2.2. Несолидарный анализ: интертекстуальность поневоле[68]
Интертекстуальность – неотъемлемый аспект литературного творчества. Даже не отдавая себе в этом отчета, любой пишущий работает с готовыми моделями, копируя их, перелицовывая или же отталкиваясь от них. Как правило, художники, в том числе новаторы, понимают, что от интертекстуальности никуда не скрыться, и сознательно с ней работают: творчески подновляют или подрывают действующий канон, отказываются от него в пользу полузабытых традиций, модернизируют его или приспосабливают к другой семантике.

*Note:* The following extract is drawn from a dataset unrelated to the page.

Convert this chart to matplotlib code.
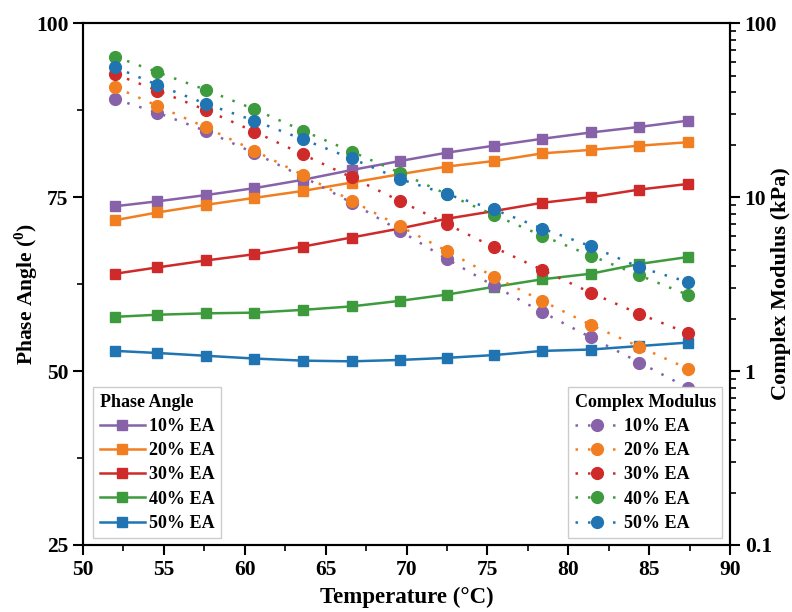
import matplotlib
matplotlib.use("Agg")
import matplotlib.pyplot as plt
from matplotlib.ticker import MultipleLocator, LogLocator, NullFormatter, FixedLocator

plt.rcParams["font.family"] = ["Liberation Serif", "DejaVu Serif"]
plt.rcParams["font.weight"] = "bold"
plt.rcParams["mathtext.fontset"] = "custom"
plt.rcParams["mathtext.rm"] = "Liberation Serif:bold"
plt.rcParams["mathtext.bf"] = "Liberation Serif:bold"

# Temperature sweep (deg C)
temperature = [52.0, 54.6, 57.6, 60.6, 63.6, 66.6, 69.6, 72.5, 75.4, 78.4, 81.4, 84.4, 87.4]
labels = ["10% EA", "20% EA", "30% EA", "40% EA", "50% EA"]
colors = ["#8762a8", "#f17f22", "#cf2a2a", "#3d9b3d", "#1f74b1"]

# Phase angle (deg)
phase_10 = [73.7, 74.4, 75.3, 76.3, 77.5, 78.9, 80.2, 81.4, 82.4, 83.4, 84.3, 85.1, 86.0]
phase_20 = [71.7, 72.8, 73.9, 74.9, 75.9, 77.1, 78.3, 79.4, 80.2, 81.3, 81.8, 82.4, 82.9]
phase_30 = [64.0, 64.9, 65.9, 66.8, 67.9, 69.2, 70.5, 71.9, 73.0, 74.2, 75.0, 76.1, 76.9]
phase_40 = [57.8, 58.1, 58.3, 58.4, 58.8, 59.3, 60.1, 61.0, 62.1, 63.2, 64.0, 65.4, 66.4]
phase_50 = [52.9, 52.6, 52.2, 51.8, 51.5, 51.4, 51.6, 51.9, 52.3, 52.9, 53.1, 53.6, 54.1]

# Complex modulus (kPa)
modulus_10 = [36.6, 30.6, 24.0, 17.9, 13.1, 9.3, 6.4, 4.41, 3.09, 2.18, 1.56, 1.12, 0.80]
modulus_20 = [42.9, 33.5, 25.2, 18.5, 13.4, 9.55, 6.8, 4.9, 3.49, 2.53, 1.84, 1.38, 1.03]
modulus_30 = [50.9, 41.0, 31.7, 23.8, 17.6, 13.0, 9.5, 7.0, 5.15, 3.81, 2.82, 2.13, 1.65]
modulus_40 = [64.3, 52.3, 41.4, 32.0, 24.1, 18.3, 13.8, 10.4, 7.9, 6.0, 4.61, 3.55, 2.74]
modulus_50 = [55.8, 44.2, 34.4, 27.5, 21.5, 16.7, 12.7, 10.4, 8.5, 6.6, 5.22, 3.95, 3.25]

phase_sets = [phase_10, phase_20, phase_30, phase_40, phase_50]
modulus_sets = [modulus_10, modulus_20, modulus_30, modulus_40, modulus_50]

fig = plt.figure(figsize=(7.92, 6.12), dpi=100)
ax = fig.add_axes([0.1048, 0.1095, 0.817, 0.8525])
ax2 = ax.twinx()

phase_handles = []
for vals, color, label in zip(phase_sets, colors, labels):
    (h,) = ax.plot(temperature, vals, color=color, lw=1.8, marker="s",
                   markersize=7, label=label)
    phase_handles.append(h)

mod_handles = []
for vals, color, label in zip(modulus_sets, colors, labels):
    (h,) = ax2.plot(temperature, vals, color=color, lw=1.8, ls=(0, (1, 4)),
                    marker="o", markersize=8.5, label=label)
    mod_handles.append(h)

ax.set_xlim(50, 90)
ax.set_ylim(25, 100)
ax2.set_yscale("log")
ax2.set_ylim(0.1, 100)

ax.xaxis.set_major_locator(MultipleLocator(5))
ax.xaxis.set_minor_locator(MultipleLocator(2.5))
ax.yaxis.set_major_locator(MultipleLocator(25))
ax.yaxis.set_minor_locator(MultipleLocator(12.5))
ax2.yaxis.set_major_locator(FixedLocator([0.1, 1, 10, 100]))
ax2.yaxis.set_minor_locator(LogLocator(base=10, subs=range(2, 10)))
ax2.yaxis.set_minor_formatter(NullFormatter())
ax2.set_yticklabels(["0.1", "1", "10", "100"])

for a in (ax, ax2):
    for sp in a.spines.values():
        sp.set_linewidth(1.5)
ax.tick_params(axis="both", which="major", direction="out", length=7, width=1.5,
               labelsize=15.5, top=False, right=False)
ax.tick_params(axis="both", which="minor", direction="out", length=4, width=1.2,
               top=False, right=False)
ax2.tick_params(axis="y", which="major", direction="out", length=7, width=1.5, labelsize=15.5)
ax2.tick_params(axis="y", which="minor", direction="out", length=4, width=1.2)
for lab in ax.get_xticklabels() + ax.get_yticklabels() + ax2.get_yticklabels():
    lab.set_fontweight("bold")

ax.set_xlabel("Temperature (\u00b0C)", fontsize=16.5, fontweight="bold", labelpad=5)
ax.set_ylabel("Phase Angle ($^{0}$)", fontsize=15.5, fontweight="bold")
ax2.set_ylabel("Complex Modulus (kPa)", fontsize=16, fontweight="bold")
ax.yaxis.set_label_coords(-0.066, 0.482)
ax2.yaxis.set_label_coords(1.064, 0.5)

legend_style = dict(fancybox=False, framealpha=1, edgecolor="#cccccc",
                    prop={"size": 13, "weight": "bold"}, handlelength=2.5,
                    handletextpad=0.25, labelspacing=0.4, borderpad=0.35,
                    borderaxespad=0, alignment="left")

leg1 = ax2.legend(phase_handles, labels, title="Phase Angle", loc="lower left",
                  bbox_to_anchor=(0.016, 0.013), **legend_style)
leg1.get_title().set_fontsize(13)
leg1.get_title().set_fontweight("bold")
ax2.add_artist(leg1)
leg2 = ax2.legend(mod_handles, labels, title="Complex Modulus", loc="lower right",
                  bbox_to_anchor=(0.988, 0.013), **legend_style)
leg2.get_title().set_fontsize(13)
leg2.get_title().set_fontweight("bold")

fig.savefig("out.png", dpi=100)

Хлебников и Хармс, декларировавшие чистоту своего письма, скорее всего не подозревали о том, что в их тексты могут прокрасться невольные заимствования. «Университеты» Хлебникова исчерпывались гимназией, несколькими университетскими курсами, поверхностным самообразованием (не сравнимым с тем, которое было у Льва Толстого или Кузмина) и ученичеством на «башне» Иванова, а «университеты» Хармса – приблизительно тем же, но только с заменой университетских курсов неоконченным ПТУ, а уроков «башни» Иванова – учебой у Маршака и посещением салона Кузмина и Юркуна. Еще раз повторю за Марковым, что они были носителями разночинско-демократического сознания, тогда как необходимым условием для металитературных рефлексий является сознание утонченно-элитарное. Прибавим к этому их idee fixe – непременно отличаться от других авторов – и сразу станет ясно, что в размежевании «своего» и «чужого» они руководствовались не объективными данными, а, прежде всего, «островным» самообразом гения. Их авто- и метахарактеристики и декларации о письме с чистого листа представляют собой художественный вымысел и в фактическом плане нуждаются в перепроверке, а возможно, и в радикальном пересмотре.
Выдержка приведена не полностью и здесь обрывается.